The two dudes who wrote (500) Days of Summer have now adapted the well-regarded YA novel The Spectacular Now for director James Ponsoldt. And though Scott Neustadter and Michael H. Weber are still pathologically incapable of voicing their female characters as much more than cheerleaders for the breakable young men who pursue them, two things make Now worth watching.

One is its look. Ponsoldt and British cinematographer Jess Hall, shooting in Athens, Georgia, have cast an American summer in sylvan gloaming. This is what bright futures look like through a hangover squint. A dim glow vibrates around the edges of the frame, and you remember what it was like to feel most alive around 4 p.m., after school and before dark. It’s not hard to see why Wally Pfister, the go-to cinematographer for Christopher Nolan, hired Hall to shoot his own first feature as a director.

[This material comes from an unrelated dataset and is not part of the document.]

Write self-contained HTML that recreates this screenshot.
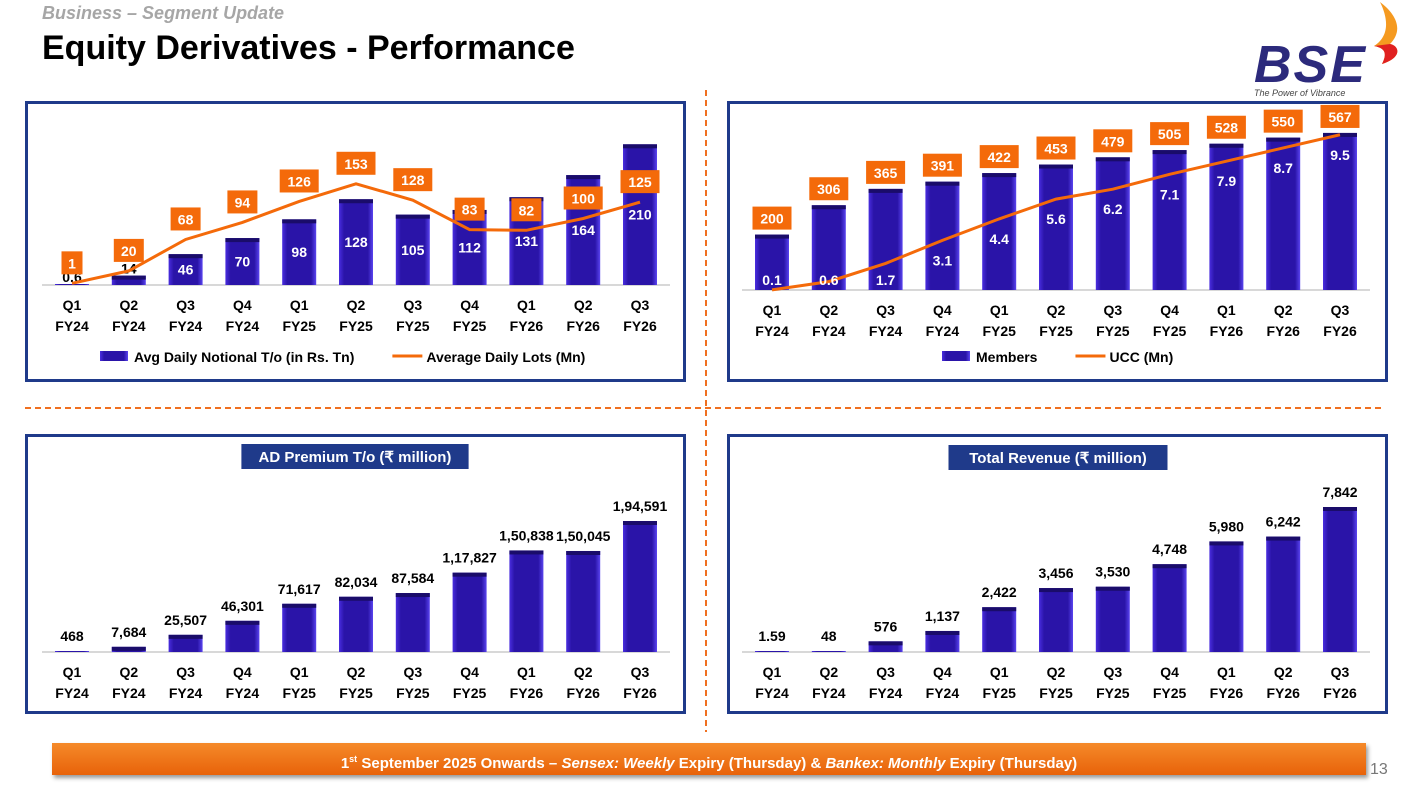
<!DOCTYPE html>
<html><head><meta charset="utf-8">
<style>
body{margin:0;width:1410px;height:790px;background:#fff;font-family:"Liberation Sans",sans-serif;overflow:hidden;position:relative}
.abs{position:absolute}
.panel{position:absolute;border:3px solid #1f3a8a;box-sizing:border-box;background:#fff}
</style></head>
<body>
<div class="abs" style="left:42px;top:3px;font-size:18px;font-weight:bold;font-style:italic;color:#a6a6a6">Business – Segment Update</div>
<div class="abs" style="left:42px;top:29px;font-size:34px;font-weight:bold;color:#000">Equity Derivatives - Performance</div>
<div class="abs" style="left:1254px;top:40px;width:150px;height:60px">
  <div style="font-size:52px;font-weight:bold;font-style:italic;color:#2c2a7c;line-height:50px;letter-spacing:2px">BSE</div>
  <div style="font-size:9px;font-style:italic;color:#444;margin-top:-2px">The Power of Vibrance</div>
  <svg class="abs" style="left:112px;top:-40px" width="40" height="68"><path d="M14 2 C30 14 38 30 24 44 C34 46 36 58 16 64 C22 52 18 48 8 46 C24 36 22 18 14 2Z" fill="#f59a20"/><path d="M24 44 C34 46 36 58 16 64 C22 52 18 48 8 46Z" fill="#e02020"/></svg>
</div>
<svg class="abs" style="left:0;top:0" width="1410" height="790">
  <line x1="25" y1="408" x2="1385" y2="408" stroke="#f07020" stroke-width="2" stroke-dasharray="6,4"/>
  <line x1="706" y1="90" x2="706" y2="732" stroke="#f07020" stroke-width="2" stroke-dasharray="6,4"/>
</svg>
<div class="panel" style="left:25px;top:101px;width:661px;height:281px"></div>
<div class="panel" style="left:727px;top:101px;width:661px;height:281px"></div>
<div class="panel" style="left:25px;top:434px;width:661px;height:280px"></div>
<div class="panel" style="left:727px;top:434px;width:661px;height:280px"></div>
<svg id="ch" class="abs" style="left:0;top:0" width="1410" height="790">
<defs>
<linearGradient id="bg" x1="0" y1="0" x2="1" y2="0"><stop offset="0" stop-color="#4a2ee0"/><stop offset="0.15" stop-color="#2a14a8"/><stop offset="0.85" stop-color="#2a14a8"/><stop offset="1" stop-color="#5a44f0"/></linearGradient>
</defs>
</svg>
<div class="abs" style="left:52px;top:743px;width:1314px;height:32px;background:linear-gradient(#f58a2a,#e8620a);box-shadow:2px 3px 4px #999;text-align:center;line-height:32px;font-size:15px;font-weight:bold;color:#fff">1<sup style="font-size:9px">st</sup> September 2025 Onwards – <i>Sensex: Weekly</i> Expiry (Thursday) &amp; <i>Bankex: Monthly</i> Expiry (Thursday)</div>
<div class="abs" style="left:1370px;top:761px;font-size:16px;color:#777">13</div>
<script>
const categoriesQ=["Q1","Q2","Q3","Q4","Q1","Q2","Q3","Q4","Q1","Q2","Q3"];
const categoriesFY=["FY24","FY24","FY24","FY24","FY25","FY25","FY25","FY25","FY26","FY26","FY26"];
const turnover=[0.6,14,46,70,98,128,105,112,131,164,210];
const dailyLots=[1,20,68,94,126,153,128,83,82,100,125];
const members=[200,306,365,391,422,453,479,505,528,550,567];
const ucc=[0.1,0.6,1.7,3.1,4.4,5.6,6.2,7.1,7.9,8.7,9.5];
const premium=[468,7684,25507,46301,71617,82034,87584,117827,150838,150045,194591];
const premiumLabels=["468","7,684","25,507","46,301","71,617","82,034","87,584","1,17,827","1,50,838","1,50,045","1,94,591"];
const revenue=[1.59,48,576,1137,2422,3456,3530,4748,5980,6242,7842];
const revenueLabels=["1.59","48","576","1,137","2,422","3,456","3,530","4,748","5,980","6,242","7,842"];

const svg=document.getElementById('ch');
const NS="http://www.w3.org/2000/svg";
function mk(tag,at,txt){const e=document.createElementNS(NS,tag);for(const k in at)e.setAttribute(k,at[k]);if(txt!==undefined)e.textContent=txt;svg.appendChild(e);return e;}
function xPos(x0,i){return x0+i*56.8;}
function axis(x0,base,name){
  const l=mk('line',{x1:x0-30,y1:base,x2:x0+10*56.8+30,y2:base,stroke:'#d8d8d8','stroke-width':2});
  
  
  categoriesQ.forEach((q,i)=>{
    const t=mk('text',{x:xPos(x0,i),y:base+25,'text-anchor':'middle','font-size':14,'font-weight':'bold',fill:'#000'},q);
    
    
    const t2=mk('text',{x:xPos(x0,i),y:base+46,'text-anchor':'middle','font-size':14,'font-weight':'bold',fill:'#000'},categoriesFY[i]);
    
    
  });
}
function bars(x0,base,vals,scale,name){
  return vals.map((v,i)=>{
    const h=Math.max(v*scale,1),x=xPos(x0,i)-17;
    const r=mk('rect',{x:x,y:base-h,width:34,height:h,fill:'url(#bg)'});
    
    
    if(h>4){mk('rect',{x:x,y:base-h,width:34,height:4,fill:'#1a0c6a'});}
    return base-h;
  });
}
function box(cx,cy,txt,name){
  const w=txt.length*9+12;
  const r=mk('rect',{x:cx-w/2,y:cy-12,width:w,height:23,fill:'#f46a0a'});
  
  
  mk('text',{x:cx,y:cy+5,'text-anchor':'middle','font-size':14,'font-weight':'bold',fill:'#fff'},txt);
}
function title(cx,cy,txt,name){
  const w=txt.length*8.2+14;
  const r=mk('rect',{x:cx-w/2,y:cy-12,width:w,height:25,fill:'#1f3a8a'});
  
  
  mk('text',{x:cx,y:cy+6,'text-anchor':'middle','font-size':15,'font-weight':'bold',fill:'#fff'},txt);
}
function legend(x,y,items,name){
  items.forEach(it=>{
    if(it.bar){const r=mk('rect',{x:x,y:y-6,width:28,height:10,fill:'url(#bg)'});}
    else{const l=mk('line',{x1:x,y1:y-1,x2:x+30,y2:y-1,stroke:'#f46a0a','stroke-width':3});}
    const t=mk('text',{x:x+34,y:y+5,'font-size':14,'font-weight':'bold',fill:'#000'},it.t);
    
    
    x+=34+t.getComputedTextLength()+38;
  });
}
// Chart 1
(function(){
  const x0=72,base=285;axis(x0,base,'turnover');
  const tops=bars(x0,base,turnover,0.67,'turnover');
  turnover.forEach((v,i)=>{
    const h=base-tops[i],small=h<20;
    mk('text',{x:xPos(x0,i),y:small?tops[i]-2:base-h/2+5,'text-anchor':'middle','font-size':14,'font-weight':'bold',fill:small?'#000':'#fff'},String(v));
  });
  const ly=v=>284-v*0.655;
  const pts=dailyLots.map((v,i)=>xPos(x0,i)+','+ly(v)).join(' ');
  const pl=mk('polyline',{points:pts,fill:'none',stroke:'#f46a0a','stroke-width':3});
  
  
  dailyLots.forEach((v,i)=>box(xPos(x0,i),ly(v)-20,String(v),'daily-lots-label'));
  legend(100,357,[{bar:1,t:'Avg Daily Notional T/o (in Rs. Tn)'},{t:'Average Daily Lots (Mn)'}],'turnover');
})();
// Chart 2
(function(){
  const x0=772,base=290;axis(x0,base,'members');
  const tops=bars(x0,base,members,0.277,'members');
  members.forEach((v,i)=>box(xPos(x0,i),tops[i]-16,String(v),'members-label'));
  const ly=v=>291.5-v*16.5;
  const pl=mk('polyline',{points:ucc.map((v,i)=>xPos(x0,i)+','+ly(v)).join(' '),fill:'none',stroke:'#f46a0a','stroke-width':3});
  
  
  ucc.forEach((v,i)=>mk('text',{x:xPos(x0,i),y:Math.min(ly(v)+25,base-5),'text-anchor':'middle','font-size':14,'font-weight':'bold',fill:'#fff'},String(v)));
  legend(942,357,[{bar:1,t:'Members'},{t:'UCC (Mn)'}],'members');
})();
// Chart 3
(function(){
  const x0=72,base=652;axis(x0,base,'premium');
  title(355,456,'AD Premium T/o (₹ million)','premium-title');
  const tops=bars(x0,base,premium,131/194591,'premium');
  premium.forEach((v,i)=>mk('text',{x:xPos(x0,i),y:tops[i]-10,'text-anchor':'middle','font-size':14,'font-weight':'bold',fill:'#000'},premiumLabels[i]));
})();
// Chart 4
(function(){
  const x0=772,base=652;axis(x0,base,'revenue');
  title(1058,457,'Total Revenue (₹ million)','revenue-title');
  const tops=bars(x0,base,revenue,145/7842,'revenue');
  revenue.forEach((v,i)=>mk('text',{x:xPos(x0,i),y:tops[i]-10,'text-anchor':'middle','font-size':14,'font-weight':'bold',fill:'#000'},revenueLabels[i]));
})();
</script>
</body></html>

The other is Shailene Woodley. The 21-year-old actress, so good in The Descendants two years ago, is even better here. She’s Aimee, the shy, bookish high school girl swept into a boozy riptide by her alcoholic classmate Sutter Keely (Miles Teller, channeling a very young Richard Dreyfuss, mostly in a good way). Sutter teaches her how to hang, gives her a flask, shows her what it feels like to mistake a discontented haze for romance. Wrapped together in a gauzy shroud of shared drunkenness, they negotiate the final weeks of high school as a couple, and Aimee of course helps Sutter reach a kind of fulfillment without the inconvenience of detox, through the magic elixir of teachable forgiveness. But Woodley is so alert and natural that she helps you forgive the weak writing. She alone keeps The Spectacular Now from sinking into self-pity.